The Dublin City Council last week took another step toward building a 138-room Cambria chain hotel for business travelers at an entrance to the city’s downtown.
The council unanimously approved one necessary minor permit in relation to parking, a site development review and a Community Benefits Agreement (CBA) with local developer Jerry Hunt at its virtual June 2 meeting. Part of the project will include a $200,000 “Welcome to Dublin” monument that will beautify an entryway to the city's downtown at Dublin Boulevard and San Ramon Road.
In approving permits for the hotel at 7950 Dublin Boulevard, the council also unanimously voted to deny appeals by two groups, which objected to an April 28 Planning Commission approval of the hotel.
The Laborers International Union of North America (LIUNA) and the West Dublin Alliance, a homeowners group, contended that an environmental impact report (EIR) on the project conducted in 2011 was insufficient. Building regulations now have tighter standards for such things as permissible formaldehyde in the walls of rooms. Formaldehyde poses an increased cancer threat to guests and staff of the hotel, said an attorney for LIUNA.
However, city staff said the EIR from 2011 was adequate, because it was part of the Urban Specific Plan for Downtown Dublin.
The CBA estimates the hotel will have a 75% average daily occupancy rate, add 50 full-time jobs, and contribute $450,000 annually to the city’s General Fund through its Transient Occupancy Tax, which is computed on the number of hotel guests.

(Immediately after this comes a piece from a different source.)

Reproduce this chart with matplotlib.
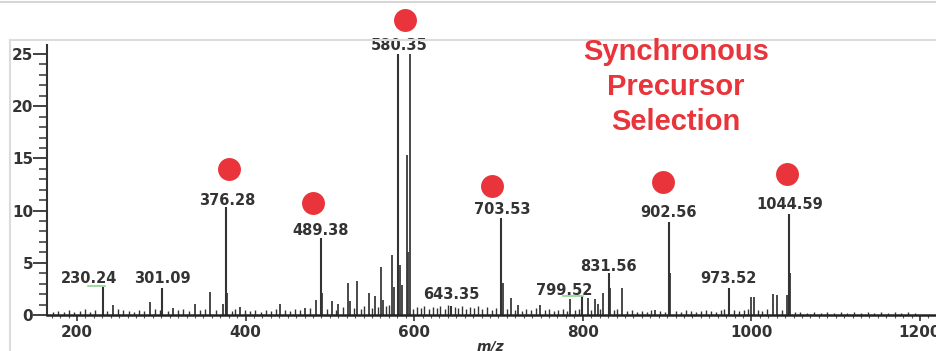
import matplotlib
matplotlib.use("Agg")
import matplotlib.pyplot as plt
from matplotlib.lines import Line2D
from matplotlib.ticker import MultipleLocator

# ---- data -------------------------------------------------------------
label_mz = [230.24, 301.09, 376.28, 489.38, 580.35, 643.35, 703.53, 799.52,
            831.56, 902.56, 973.52, 1044.59]
label_int = [2.7, 2.6, 10.3, 7.4, 25.0, 0.9, 9.3, 1.8, 4.0, 8.9, 2.6, 9.7]
label_text = ["230.24", "301.09", "376.28", "489.38", "580.35", "643.35",
              "703.53", "799.52", "831.56", "902.56", "973.52", "1044.59"]

other_mz = [243, 287, 314, 340, 358, 373, 377.5, 393, 441, 470, 483, 490.5,
            502, 510, 521, 524, 532, 546, 553, 561, 563, 574, 575.5, 583,
            586, 591, 592.5, 595, 705, 715, 723, 749, 785, 806, 814, 818,
            824, 832.5, 846, 886, 904, 1000, 1003, 1026, 1030, 1042, 1046]
other_int = [1.0, 1.2, 0.7, 1.1, 2.2, 1.1, 2.1, 0.8, 1.1, 0.7, 1.4, 2.1,
             1.3, 1.1, 3.1, 1.3, 3.3, 2.1, 1.8, 4.6, 1.4, 5.7, 2.7, 4.8,
             2.9, 15.3, 6.0, 25.0, 3.1, 1.6, 1.0, 1.0, 1.5, 1.6, 1.5, 1.1,
             2.1, 2.6, 2.6, 0.5, 4.0, 1.7, 1.7, 2.0, 1.9, 1.9, 4.0]

noise_mz = [172, 178, 184, 190, 196, 203, 209, 215, 221, 236, 249, 255, 262,
            268, 274, 280, 293, 298, 308, 320, 326, 333, 346, 352, 365, 384,
            388, 399, 405, 411, 418, 424, 430, 436, 447, 453, 459, 464, 476,
            496, 507, 515, 528, 537, 541, 550, 557, 567, 570, 599, 603, 608,
            612, 617, 622, 627, 631, 636, 640, 648, 652, 657, 661, 666, 671,
            676, 681, 686, 692, 697, 710, 719, 728, 733, 738, 744, 755, 760,
            766, 771, 777, 781, 791, 795, 810, 821, 837, 841, 852, 858, 864,
            870, 876, 881, 892, 897, 910, 916, 922, 928, 934, 940, 946, 952,
            958, 964, 968, 979, 985, 991, 996, 1008, 1013, 1019, 1036, 1052,
            1058, 1066, 1074, 1082, 1090, 1098, 1106, 1114, 1122, 1130, 1138,
            1146, 1154, 1162, 1170, 1178, 1186, 1194]
noise_int = [0.3, 0.4, 0.3, 0.5, 0.3, 0.4, 0.6, 0.3, 0.5, 0.4, 0.6, 0.5, 0.4,
             0.3, 0.5, 0.4, 0.6, 0.5, 0.4, 0.5, 0.6, 0.4, 0.5, 0.6, 0.5, 0.4,
             0.6, 0.5, 0.4, 0.5, 0.3, 0.5, 0.4, 0.6, 0.5, 0.4, 0.6, 0.5, 0.7,
             0.6, 0.5, 0.8, 0.7, 0.6, 0.9, 0.7, 0.8, 0.9, 1.0, 0.6, 0.8, 0.7,
             0.9, 0.6, 0.8, 0.7, 0.9, 0.6, 1.0, 0.8, 0.7, 0.9, 0.6, 0.8, 0.7,
             0.9, 0.6, 0.8, 0.5, 0.7, 0.6, 0.5, 0.4, 0.6, 0.5, 0.7, 0.5, 0.6,
             0.4, 0.5, 0.6, 0.4, 0.5, 0.6, 0.5, 0.6, 0.5, 0.6, 0.4, 0.5, 0.3,
             0.4, 0.3, 0.5, 0.4, 0.3, 0.4, 0.3, 0.5, 0.4, 0.3, 0.4, 0.5, 0.4,
             0.3, 0.5, 0.6, 0.5, 0.4, 0.5, 0.6, 0.5, 0.4, 0.6, 0.5, 0.3,
             0.3, 0.2, 0.3, 0.2, 0.3, 0.2, 0.3, 0.2, 0.3, 0.2, 0.3,
             0.2, 0.3, 0.2, 0.3, 0.2, 0.3, 0.2]

precursor_text = "Synchronous\nPrecursor\nSelection"
x_ticks = [200, 400, 600, 800, 1000, 1200]
y_ticks = [0, 5, 10, 15, 20, 25]

# ---- layout ------------------------------------------------------------
label_pos_x = [214, 301.4, 378, 489.4, 582, 644, 704, 777.5, 830, 902, 973, 1046]
label_pos_y = [3.45, 3.45, 10.92, 8.05, 25.77, 1.92, 10.06, 2.39, 4.69, 9.77, 3.45, 10.54]
dot_x = [380, 480, 589, 692, 895, 1042]
dot_y = [13.98, 10.73, 28.26, 12.36, 12.74, 13.5]

RED = "#e8343a"
DARK = "#333333"

fig = plt.figure(figsize=(9.37, 3.51), dpi=100)
ax = fig.add_axes([47 / 937, 36 / 351, 890 / 937, 270 / 351])
ax.set_xlim(164.4, 1220.2)
ax.set_ylim(0, 25.86)

ax.vlines(noise_mz, 0, noise_int, colors=DARK, lw=1.0)
ax.vlines(other_mz, 0, other_int, colors="#3a3a3a", lw=1.3)
ax.vlines(label_mz, 0, label_int, colors=DARK, lw=1.5)

for t, x, y in zip(label_text, label_pos_x, label_pos_y):
    ax.text(x, y, t, ha="center", va="center", fontsize=10.5,
            fontweight="bold", color=DARK, family="DejaVu Sans", clip_on=False)

# green annotation ticks
ax.plot([213, 233], [2.78, 2.78], color="#8fd48f", lw=1.2)
ax.plot([776.5, 800.2], [1.82, 1.82], color="#8fd48f", lw=1.2)

ax.plot(dot_x, dot_y, "o", ms=16.5, color=RED, mec="none",
        clip_on=False, zorder=6)

for s in ["top", "right"]:
    ax.spines[s].set_visible(False)
ax.spines["left"].set_color(DARK)
ax.spines["left"].set_linewidth(1.5)
ax.spines["bottom"].set_color("#222222")
ax.spines["bottom"].set_linewidth(1.8)

ax.set_yticks(y_ticks)
ax.yaxis.set_minor_locator(MultipleLocator(1))
ax.set_xticks(x_ticks)
ax.xaxis.set_minor_locator(MultipleLocator(10))
ax.tick_params(axis="y", which="major", length=10, width=1.3, color=DARK,
               pad=0, labelsize=11, labelcolor=DARK)
ax.tick_params(axis="y", which="minor", length=6, width=1.1, color=DARK)
ax.tick_params(axis="x", which="major", length=4, width=1.2, color=DARK,
               pad=3, labelsize=11, labelcolor=DARK)
ax.tick_params(axis="x", which="minor", length=2.5, width=0.8, color="#555555")
for lab in ax.get_xticklabels() + ax.get_yticklabels():
    lab.set_fontweight("bold")
    lab.set_family("DejaVu Sans")

fig.text(490 / 937, 1 - 347 / 351, "m/z", ha="center", va="center",
         fontsize=10, style="italic", fontweight="bold", color=DARK,
         family="DejaVu Sans")

fig.text(676 / 937, 1 - 87 / 351, precursor_text, ha="center", va="center",
         fontsize=21, fontweight="bold", color=RED, family="Liberation Sans",
         linespacing=1.3)

# screenshot frame lines
fig.add_artist(Line2D([0, 1], [1 - 1.5 / 351] * 2, color="#d5d5d5", lw=1.5,
                      transform=fig.transFigure))
fig.add_artist(Line2D([10 / 937, 1], [1 - 40 / 351] * 2, color="#dcdcdc",
                      lw=1.5, transform=fig.transFigure))
fig.add_artist(Line2D([10 / 937, 10 / 937], [0, 1 - 40 / 351], color="#dcdcdc",
                      lw=1.5, transform=fig.transFigure))

fig.savefig("out.png", dpi=100)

Hunt added that although some hotel chains shied away from developing the site because of their perception of the market for future travel during the COVID-19 pandemic, Cambria showed no such worries.
The project is located within Dublin’s Transit Oriented Development (TOD) zoning, close to the West Dublin BART station. Business travelers will benefit from the nearby BART station, because they can ride the system throughout the Bay Area.
The hotel guests can stimulate creation of other downtown businesses, such as restaurants and shops, which can help achieve a vibrant mood in the downtown and bring in more tax revenue. The hotel will also feature venues for business conferences. A building commencement date remains undecided at this time.